Start DATA TO USE

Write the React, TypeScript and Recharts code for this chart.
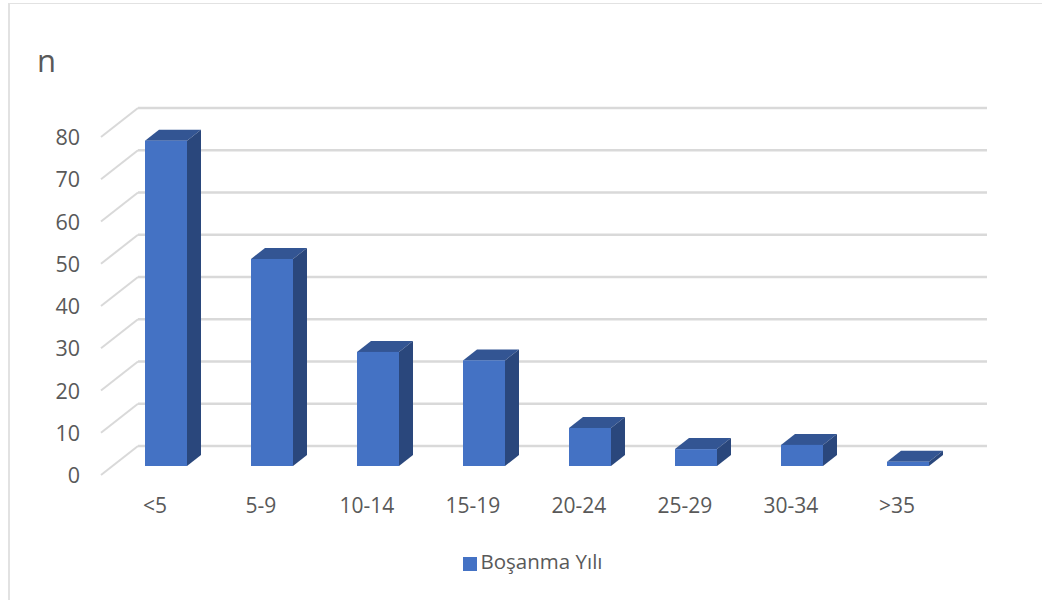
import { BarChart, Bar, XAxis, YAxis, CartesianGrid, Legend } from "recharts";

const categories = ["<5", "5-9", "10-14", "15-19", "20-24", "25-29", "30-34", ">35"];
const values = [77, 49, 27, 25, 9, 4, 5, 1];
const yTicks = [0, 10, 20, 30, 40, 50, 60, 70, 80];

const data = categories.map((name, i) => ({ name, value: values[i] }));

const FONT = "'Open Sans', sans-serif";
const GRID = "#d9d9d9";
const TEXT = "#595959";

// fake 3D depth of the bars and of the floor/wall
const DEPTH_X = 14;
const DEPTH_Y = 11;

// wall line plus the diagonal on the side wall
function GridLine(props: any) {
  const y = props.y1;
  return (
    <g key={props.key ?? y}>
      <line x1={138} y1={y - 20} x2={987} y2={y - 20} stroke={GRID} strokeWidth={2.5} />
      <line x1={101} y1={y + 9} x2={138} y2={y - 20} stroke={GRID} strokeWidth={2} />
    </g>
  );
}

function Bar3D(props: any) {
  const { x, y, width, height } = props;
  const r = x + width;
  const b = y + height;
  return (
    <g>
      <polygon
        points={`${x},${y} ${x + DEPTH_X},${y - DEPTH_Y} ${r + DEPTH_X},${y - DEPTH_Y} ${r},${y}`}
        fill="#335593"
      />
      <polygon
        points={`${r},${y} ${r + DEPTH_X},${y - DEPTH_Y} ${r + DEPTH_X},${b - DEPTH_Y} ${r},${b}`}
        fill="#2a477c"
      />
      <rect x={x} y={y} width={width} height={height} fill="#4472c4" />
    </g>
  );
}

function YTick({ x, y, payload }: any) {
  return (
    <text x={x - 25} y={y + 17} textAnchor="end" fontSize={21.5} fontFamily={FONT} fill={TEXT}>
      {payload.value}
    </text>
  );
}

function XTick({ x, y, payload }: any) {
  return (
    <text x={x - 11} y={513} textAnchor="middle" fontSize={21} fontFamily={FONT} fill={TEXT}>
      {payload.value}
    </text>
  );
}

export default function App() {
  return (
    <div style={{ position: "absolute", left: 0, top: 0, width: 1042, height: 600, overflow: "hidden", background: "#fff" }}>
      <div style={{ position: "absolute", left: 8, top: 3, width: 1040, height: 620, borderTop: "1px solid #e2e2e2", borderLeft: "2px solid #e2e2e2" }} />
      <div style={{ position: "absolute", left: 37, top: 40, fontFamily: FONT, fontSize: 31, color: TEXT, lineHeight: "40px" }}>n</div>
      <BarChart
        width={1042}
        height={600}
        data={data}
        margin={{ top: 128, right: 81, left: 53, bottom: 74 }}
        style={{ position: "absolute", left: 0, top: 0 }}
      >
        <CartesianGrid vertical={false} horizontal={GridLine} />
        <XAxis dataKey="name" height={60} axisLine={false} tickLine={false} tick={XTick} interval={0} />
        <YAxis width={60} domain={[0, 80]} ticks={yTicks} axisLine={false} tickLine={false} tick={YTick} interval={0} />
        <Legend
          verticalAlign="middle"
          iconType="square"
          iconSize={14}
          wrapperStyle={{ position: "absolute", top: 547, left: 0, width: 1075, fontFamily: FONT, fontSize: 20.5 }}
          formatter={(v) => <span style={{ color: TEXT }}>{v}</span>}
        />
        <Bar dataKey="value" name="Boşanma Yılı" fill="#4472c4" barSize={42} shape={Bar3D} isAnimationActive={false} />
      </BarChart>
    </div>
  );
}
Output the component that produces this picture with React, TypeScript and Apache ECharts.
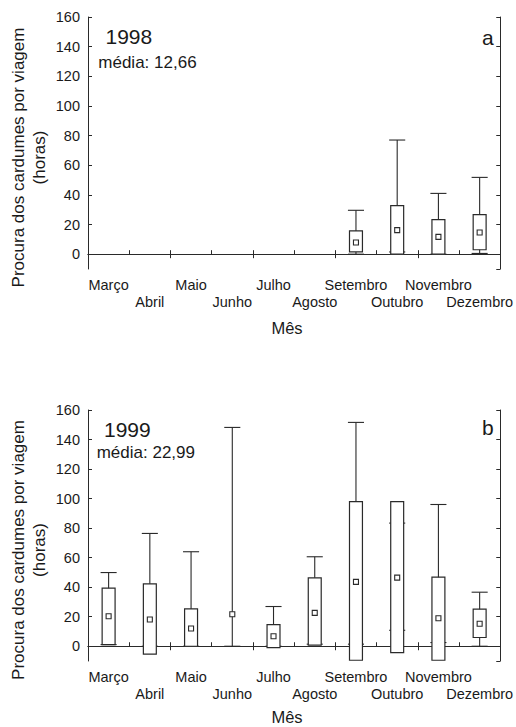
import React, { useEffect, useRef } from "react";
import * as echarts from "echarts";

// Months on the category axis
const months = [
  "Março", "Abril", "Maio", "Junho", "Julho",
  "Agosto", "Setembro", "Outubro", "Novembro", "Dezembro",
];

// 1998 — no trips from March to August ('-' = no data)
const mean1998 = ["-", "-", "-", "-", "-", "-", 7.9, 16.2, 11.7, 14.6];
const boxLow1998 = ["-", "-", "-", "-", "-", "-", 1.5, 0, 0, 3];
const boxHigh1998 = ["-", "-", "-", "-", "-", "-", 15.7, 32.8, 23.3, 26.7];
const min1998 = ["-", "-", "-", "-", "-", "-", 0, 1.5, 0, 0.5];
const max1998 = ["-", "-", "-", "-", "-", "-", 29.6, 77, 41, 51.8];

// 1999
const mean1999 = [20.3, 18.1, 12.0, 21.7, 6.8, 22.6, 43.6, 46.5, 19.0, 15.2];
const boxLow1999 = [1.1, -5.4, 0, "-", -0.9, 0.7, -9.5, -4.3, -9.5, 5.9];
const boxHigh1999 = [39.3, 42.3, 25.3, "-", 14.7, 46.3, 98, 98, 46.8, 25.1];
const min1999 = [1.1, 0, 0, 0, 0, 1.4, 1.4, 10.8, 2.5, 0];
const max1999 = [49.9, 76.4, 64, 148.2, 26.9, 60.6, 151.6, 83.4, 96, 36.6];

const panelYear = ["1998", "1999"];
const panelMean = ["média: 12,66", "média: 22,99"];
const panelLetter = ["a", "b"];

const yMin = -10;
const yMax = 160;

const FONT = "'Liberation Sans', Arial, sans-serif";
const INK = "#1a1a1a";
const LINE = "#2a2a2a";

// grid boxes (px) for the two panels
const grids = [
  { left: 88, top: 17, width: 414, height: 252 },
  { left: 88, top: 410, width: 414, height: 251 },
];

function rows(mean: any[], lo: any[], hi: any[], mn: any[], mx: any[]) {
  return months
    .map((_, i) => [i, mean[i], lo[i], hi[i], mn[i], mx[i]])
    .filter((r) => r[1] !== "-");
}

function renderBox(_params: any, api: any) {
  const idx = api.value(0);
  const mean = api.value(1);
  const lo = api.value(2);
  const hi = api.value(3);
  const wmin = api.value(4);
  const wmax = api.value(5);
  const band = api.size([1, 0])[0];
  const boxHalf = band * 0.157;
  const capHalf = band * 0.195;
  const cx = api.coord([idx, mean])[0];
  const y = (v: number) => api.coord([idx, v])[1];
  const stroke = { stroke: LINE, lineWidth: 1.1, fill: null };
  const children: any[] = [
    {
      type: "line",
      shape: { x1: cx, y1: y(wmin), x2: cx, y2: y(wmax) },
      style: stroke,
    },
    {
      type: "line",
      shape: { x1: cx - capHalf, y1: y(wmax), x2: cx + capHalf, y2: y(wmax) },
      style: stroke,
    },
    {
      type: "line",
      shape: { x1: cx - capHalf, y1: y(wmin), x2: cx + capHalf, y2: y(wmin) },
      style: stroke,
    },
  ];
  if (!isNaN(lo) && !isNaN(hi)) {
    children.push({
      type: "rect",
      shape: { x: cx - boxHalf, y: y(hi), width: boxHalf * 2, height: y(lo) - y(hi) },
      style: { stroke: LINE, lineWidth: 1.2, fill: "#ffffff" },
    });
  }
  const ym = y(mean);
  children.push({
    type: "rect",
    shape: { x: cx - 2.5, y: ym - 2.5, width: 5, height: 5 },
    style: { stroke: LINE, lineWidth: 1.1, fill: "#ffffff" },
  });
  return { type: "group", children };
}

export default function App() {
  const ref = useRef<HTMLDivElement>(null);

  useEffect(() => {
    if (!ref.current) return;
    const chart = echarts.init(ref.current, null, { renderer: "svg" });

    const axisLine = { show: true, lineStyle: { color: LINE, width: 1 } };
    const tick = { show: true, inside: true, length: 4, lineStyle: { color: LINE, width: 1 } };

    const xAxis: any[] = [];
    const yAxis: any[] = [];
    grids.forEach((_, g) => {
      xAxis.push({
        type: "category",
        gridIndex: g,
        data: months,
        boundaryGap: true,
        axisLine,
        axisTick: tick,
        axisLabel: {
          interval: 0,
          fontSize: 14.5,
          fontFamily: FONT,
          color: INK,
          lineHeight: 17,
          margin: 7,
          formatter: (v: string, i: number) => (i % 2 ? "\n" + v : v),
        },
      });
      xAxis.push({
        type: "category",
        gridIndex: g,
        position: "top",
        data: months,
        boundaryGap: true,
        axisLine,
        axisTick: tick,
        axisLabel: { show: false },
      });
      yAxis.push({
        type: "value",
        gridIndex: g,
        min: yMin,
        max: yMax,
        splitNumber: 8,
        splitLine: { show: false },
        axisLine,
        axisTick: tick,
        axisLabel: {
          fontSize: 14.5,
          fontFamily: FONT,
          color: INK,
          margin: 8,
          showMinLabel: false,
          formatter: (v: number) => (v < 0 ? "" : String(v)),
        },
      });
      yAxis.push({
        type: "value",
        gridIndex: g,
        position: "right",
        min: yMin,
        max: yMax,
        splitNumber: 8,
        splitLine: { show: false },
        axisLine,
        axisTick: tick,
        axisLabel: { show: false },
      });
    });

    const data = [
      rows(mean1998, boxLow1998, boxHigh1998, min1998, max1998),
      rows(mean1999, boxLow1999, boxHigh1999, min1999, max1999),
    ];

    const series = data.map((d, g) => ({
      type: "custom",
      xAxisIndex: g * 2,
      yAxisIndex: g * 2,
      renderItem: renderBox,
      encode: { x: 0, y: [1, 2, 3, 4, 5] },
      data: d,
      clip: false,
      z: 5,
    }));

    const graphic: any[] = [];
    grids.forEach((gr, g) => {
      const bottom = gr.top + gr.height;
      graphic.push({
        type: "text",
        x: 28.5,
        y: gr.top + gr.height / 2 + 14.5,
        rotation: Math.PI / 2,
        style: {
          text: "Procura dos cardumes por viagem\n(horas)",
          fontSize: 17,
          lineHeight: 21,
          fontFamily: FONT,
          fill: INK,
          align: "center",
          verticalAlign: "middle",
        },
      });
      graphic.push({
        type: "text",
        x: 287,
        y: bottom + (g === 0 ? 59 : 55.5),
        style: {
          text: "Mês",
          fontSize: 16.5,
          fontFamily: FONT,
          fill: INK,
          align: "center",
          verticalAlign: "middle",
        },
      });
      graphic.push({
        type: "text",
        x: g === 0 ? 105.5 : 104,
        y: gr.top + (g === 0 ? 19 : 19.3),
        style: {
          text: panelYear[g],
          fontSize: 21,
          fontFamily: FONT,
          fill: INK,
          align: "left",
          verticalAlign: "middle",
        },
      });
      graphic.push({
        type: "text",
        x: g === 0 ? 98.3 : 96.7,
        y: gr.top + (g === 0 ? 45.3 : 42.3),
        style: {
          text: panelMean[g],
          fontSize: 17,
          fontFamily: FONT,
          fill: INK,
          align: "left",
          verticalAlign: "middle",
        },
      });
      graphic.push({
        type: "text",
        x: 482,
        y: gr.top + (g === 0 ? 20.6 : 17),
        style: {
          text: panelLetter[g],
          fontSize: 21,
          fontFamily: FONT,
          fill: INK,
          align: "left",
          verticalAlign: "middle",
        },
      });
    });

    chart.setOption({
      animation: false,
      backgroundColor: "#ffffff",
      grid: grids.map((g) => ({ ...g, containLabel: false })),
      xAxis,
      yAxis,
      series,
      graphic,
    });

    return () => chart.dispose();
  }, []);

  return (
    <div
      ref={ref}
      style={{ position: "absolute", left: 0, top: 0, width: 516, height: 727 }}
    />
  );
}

End DATA TO USE

> _SHORT EXERCISE_: Reproduce the material above from its first line through the line containing "YAxis, CartesianGrid, Legend", both ends included, and skip every picture.

> _REPLY_:
Write the React, TypeScript and Recharts code for this chart.
import { BarChart, Bar, XAxis, YAxis, CartesianGrid, Legend } from "recharts";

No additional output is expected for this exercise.